List all lines of the data that include the string "diagram".

■ The data:
+ + + + + + +

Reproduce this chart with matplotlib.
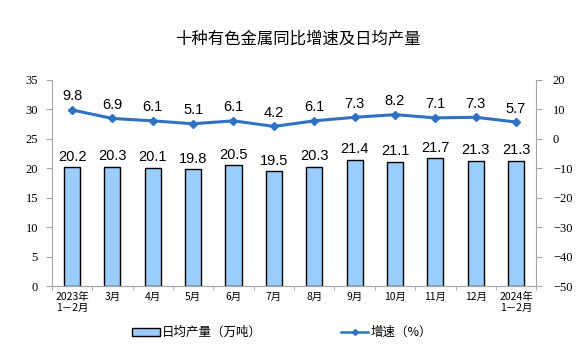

+ + + + + + +

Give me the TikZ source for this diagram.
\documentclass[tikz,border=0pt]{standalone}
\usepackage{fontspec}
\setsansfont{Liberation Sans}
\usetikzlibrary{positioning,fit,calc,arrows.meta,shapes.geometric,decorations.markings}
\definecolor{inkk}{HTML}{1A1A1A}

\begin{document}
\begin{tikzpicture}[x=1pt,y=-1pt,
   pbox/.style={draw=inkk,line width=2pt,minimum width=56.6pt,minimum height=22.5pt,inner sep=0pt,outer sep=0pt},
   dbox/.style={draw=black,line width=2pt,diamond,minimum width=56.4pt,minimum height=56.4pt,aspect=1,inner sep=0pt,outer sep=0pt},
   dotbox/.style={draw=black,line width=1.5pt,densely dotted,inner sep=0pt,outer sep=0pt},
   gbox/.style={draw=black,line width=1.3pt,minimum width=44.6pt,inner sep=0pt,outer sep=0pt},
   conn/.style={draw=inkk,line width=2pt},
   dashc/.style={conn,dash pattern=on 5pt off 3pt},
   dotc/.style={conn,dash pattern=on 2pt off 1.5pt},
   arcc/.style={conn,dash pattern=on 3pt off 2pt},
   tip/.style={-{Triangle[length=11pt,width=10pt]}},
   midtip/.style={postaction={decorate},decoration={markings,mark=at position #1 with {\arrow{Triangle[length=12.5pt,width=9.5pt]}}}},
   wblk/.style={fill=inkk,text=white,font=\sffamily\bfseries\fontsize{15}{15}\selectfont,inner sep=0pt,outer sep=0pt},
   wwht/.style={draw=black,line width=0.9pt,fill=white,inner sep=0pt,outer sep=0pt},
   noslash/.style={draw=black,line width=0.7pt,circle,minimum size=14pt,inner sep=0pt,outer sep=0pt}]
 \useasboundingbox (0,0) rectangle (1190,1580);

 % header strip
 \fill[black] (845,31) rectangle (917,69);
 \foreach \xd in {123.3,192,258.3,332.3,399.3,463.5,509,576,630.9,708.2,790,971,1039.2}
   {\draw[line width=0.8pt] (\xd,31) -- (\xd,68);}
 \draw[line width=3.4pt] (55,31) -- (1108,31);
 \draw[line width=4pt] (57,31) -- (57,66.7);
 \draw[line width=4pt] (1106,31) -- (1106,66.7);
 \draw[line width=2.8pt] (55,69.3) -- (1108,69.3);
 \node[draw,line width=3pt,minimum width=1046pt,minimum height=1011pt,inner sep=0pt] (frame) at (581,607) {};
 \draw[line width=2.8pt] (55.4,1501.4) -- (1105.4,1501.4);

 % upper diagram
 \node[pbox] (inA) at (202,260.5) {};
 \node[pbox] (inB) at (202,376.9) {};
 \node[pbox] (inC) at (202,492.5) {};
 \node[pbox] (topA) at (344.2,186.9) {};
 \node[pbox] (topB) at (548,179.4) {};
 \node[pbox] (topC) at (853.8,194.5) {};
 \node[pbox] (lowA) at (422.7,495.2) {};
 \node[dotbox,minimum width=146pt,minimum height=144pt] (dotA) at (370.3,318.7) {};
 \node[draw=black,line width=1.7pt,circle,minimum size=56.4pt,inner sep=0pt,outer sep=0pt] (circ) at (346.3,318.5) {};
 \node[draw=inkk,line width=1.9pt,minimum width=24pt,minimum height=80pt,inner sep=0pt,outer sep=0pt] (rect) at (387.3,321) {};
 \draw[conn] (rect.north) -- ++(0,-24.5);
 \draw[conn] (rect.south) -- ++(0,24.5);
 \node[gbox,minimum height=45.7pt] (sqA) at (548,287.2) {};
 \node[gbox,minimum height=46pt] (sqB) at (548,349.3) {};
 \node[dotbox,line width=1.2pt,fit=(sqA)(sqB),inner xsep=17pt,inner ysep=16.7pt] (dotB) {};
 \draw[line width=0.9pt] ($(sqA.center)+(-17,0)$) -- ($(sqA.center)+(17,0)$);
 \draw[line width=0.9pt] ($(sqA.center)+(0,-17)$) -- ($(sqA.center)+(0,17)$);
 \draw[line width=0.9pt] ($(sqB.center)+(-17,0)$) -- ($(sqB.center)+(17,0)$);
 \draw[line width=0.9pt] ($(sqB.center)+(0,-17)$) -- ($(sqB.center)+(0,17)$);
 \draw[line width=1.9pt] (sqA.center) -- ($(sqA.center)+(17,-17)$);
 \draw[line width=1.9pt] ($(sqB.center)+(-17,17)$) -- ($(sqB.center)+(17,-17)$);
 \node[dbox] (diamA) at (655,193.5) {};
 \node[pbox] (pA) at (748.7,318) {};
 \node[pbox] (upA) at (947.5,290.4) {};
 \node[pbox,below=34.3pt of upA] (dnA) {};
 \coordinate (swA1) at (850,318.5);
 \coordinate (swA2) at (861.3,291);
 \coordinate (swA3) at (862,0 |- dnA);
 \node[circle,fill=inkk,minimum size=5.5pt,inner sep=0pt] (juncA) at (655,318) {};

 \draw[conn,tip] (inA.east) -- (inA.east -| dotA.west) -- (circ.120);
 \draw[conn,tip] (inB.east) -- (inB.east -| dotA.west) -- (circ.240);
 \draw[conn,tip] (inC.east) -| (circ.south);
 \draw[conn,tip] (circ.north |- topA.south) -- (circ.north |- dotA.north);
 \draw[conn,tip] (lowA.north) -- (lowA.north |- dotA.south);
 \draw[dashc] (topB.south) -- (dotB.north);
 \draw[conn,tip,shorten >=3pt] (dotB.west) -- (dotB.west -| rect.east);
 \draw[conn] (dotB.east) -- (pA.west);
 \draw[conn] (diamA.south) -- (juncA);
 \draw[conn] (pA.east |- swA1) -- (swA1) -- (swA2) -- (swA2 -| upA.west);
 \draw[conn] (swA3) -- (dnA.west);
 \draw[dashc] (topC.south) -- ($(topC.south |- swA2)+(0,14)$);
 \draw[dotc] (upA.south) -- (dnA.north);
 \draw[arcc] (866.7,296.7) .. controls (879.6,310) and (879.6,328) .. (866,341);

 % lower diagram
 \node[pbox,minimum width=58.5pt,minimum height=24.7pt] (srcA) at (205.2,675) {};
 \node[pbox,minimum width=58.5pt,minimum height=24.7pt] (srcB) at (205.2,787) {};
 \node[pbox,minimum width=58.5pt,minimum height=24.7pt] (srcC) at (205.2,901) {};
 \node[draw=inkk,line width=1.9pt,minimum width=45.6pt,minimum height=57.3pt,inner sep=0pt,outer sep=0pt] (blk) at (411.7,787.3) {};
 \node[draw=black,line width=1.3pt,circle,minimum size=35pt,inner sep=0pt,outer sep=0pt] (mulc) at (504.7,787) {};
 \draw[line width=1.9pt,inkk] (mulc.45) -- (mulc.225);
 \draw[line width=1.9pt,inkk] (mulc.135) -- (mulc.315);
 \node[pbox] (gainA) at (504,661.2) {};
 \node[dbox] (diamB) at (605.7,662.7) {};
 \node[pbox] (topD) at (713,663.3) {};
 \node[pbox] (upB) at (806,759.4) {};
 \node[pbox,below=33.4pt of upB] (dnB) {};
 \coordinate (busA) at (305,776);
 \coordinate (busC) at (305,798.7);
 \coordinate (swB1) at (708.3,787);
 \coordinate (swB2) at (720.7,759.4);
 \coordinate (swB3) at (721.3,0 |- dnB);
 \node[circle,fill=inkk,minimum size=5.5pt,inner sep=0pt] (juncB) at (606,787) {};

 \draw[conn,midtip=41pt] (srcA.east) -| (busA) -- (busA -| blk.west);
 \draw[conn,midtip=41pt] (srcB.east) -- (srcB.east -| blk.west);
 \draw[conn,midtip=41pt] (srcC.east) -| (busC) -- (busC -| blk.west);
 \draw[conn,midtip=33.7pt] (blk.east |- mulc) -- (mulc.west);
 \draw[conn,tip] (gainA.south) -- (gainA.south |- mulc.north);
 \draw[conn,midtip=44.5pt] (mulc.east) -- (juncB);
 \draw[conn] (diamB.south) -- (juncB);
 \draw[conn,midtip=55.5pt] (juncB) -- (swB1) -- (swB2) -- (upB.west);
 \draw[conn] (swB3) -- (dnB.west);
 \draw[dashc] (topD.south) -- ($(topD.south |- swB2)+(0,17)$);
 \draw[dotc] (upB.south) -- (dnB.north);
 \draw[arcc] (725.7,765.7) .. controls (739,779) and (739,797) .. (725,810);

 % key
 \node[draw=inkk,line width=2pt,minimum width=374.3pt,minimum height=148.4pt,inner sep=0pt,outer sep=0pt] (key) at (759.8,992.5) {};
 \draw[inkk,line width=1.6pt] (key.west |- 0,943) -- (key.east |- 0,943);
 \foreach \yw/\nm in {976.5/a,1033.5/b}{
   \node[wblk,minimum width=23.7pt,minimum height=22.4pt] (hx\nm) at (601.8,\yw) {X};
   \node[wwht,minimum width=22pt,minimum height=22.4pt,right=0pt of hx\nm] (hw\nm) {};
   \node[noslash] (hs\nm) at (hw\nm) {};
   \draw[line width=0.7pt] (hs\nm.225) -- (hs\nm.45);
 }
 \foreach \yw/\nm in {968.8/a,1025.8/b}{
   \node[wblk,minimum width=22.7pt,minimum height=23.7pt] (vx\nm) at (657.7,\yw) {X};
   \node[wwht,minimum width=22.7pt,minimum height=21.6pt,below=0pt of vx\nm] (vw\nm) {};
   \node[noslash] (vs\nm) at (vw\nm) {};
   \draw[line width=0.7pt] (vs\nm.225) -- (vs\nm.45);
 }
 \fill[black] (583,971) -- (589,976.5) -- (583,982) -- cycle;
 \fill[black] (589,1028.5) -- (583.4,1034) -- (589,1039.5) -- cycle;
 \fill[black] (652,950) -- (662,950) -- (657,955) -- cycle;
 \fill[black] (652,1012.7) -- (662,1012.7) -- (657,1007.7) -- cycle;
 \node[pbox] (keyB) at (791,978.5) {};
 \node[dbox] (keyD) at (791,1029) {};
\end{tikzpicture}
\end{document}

+ + + + + + +

■ The output:
Give me the TikZ source for this diagram.
 % upper diagram
 % lower diagram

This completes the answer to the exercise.